• _RAW DATA_
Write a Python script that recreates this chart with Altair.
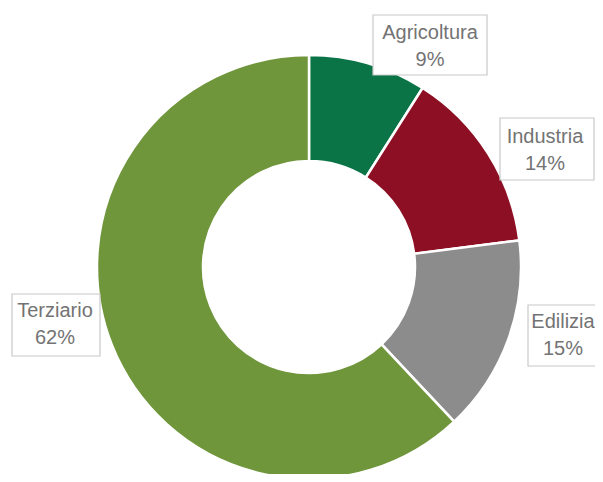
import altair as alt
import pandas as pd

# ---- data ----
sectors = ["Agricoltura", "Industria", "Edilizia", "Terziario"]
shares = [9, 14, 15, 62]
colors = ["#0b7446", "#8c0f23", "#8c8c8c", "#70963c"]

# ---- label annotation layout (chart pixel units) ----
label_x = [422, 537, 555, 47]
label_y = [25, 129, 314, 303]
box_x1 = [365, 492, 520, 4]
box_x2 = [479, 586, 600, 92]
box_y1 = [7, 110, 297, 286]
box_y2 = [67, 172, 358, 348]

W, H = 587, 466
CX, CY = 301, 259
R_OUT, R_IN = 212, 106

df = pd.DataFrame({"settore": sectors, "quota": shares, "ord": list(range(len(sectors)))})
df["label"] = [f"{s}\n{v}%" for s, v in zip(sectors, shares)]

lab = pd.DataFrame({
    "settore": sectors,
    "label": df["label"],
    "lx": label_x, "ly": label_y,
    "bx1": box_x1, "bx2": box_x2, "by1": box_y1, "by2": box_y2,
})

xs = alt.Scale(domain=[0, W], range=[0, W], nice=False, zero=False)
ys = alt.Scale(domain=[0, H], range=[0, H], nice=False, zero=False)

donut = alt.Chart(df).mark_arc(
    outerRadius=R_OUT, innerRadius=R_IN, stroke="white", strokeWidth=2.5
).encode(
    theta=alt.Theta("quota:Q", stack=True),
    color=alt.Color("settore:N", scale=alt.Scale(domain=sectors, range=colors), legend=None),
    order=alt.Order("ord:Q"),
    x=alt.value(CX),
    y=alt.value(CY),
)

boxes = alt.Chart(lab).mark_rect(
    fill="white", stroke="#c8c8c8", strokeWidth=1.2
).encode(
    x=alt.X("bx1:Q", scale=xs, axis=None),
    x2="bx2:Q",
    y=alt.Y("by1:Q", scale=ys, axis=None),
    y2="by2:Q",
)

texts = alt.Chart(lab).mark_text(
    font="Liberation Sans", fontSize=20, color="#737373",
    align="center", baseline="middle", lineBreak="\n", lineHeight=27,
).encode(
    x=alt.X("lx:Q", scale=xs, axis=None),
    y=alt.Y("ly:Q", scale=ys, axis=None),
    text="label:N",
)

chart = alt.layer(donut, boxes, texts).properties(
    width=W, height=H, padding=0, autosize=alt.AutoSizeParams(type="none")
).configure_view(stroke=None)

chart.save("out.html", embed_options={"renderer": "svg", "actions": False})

• _TASK TO CARRY OUT_
In the data above, please extract the lines from the first one through the line with "R_OUT, R_IN = 212, 106", exactly, and keep pictures out.

• _CORRECT RESULT_
Write a Python script that recreates this chart with Altair.
import altair as alt
import pandas as pd

# ---- data ----
sectors = ["Agricoltura", "Industria", "Edilizia", "Terziario"]
shares = [9, 14, 15, 62]
colors = ["#0b7446", "#8c0f23", "#8c8c8c", "#70963c"]

# ---- label annotation layout (chart pixel units) ----
label_x = [422, 537, 555, 47]
label_y = [25, 129, 314, 303]
box_x1 = [365, 492, 520, 4]
box_x2 = [479, 586, 600, 92]
box_y1 = [7, 110, 297, 286]
box_y2 = [67, 172, 358, 348]

W, H = 587, 466
CX, CY = 301, 259
R_OUT, R_IN = 212, 106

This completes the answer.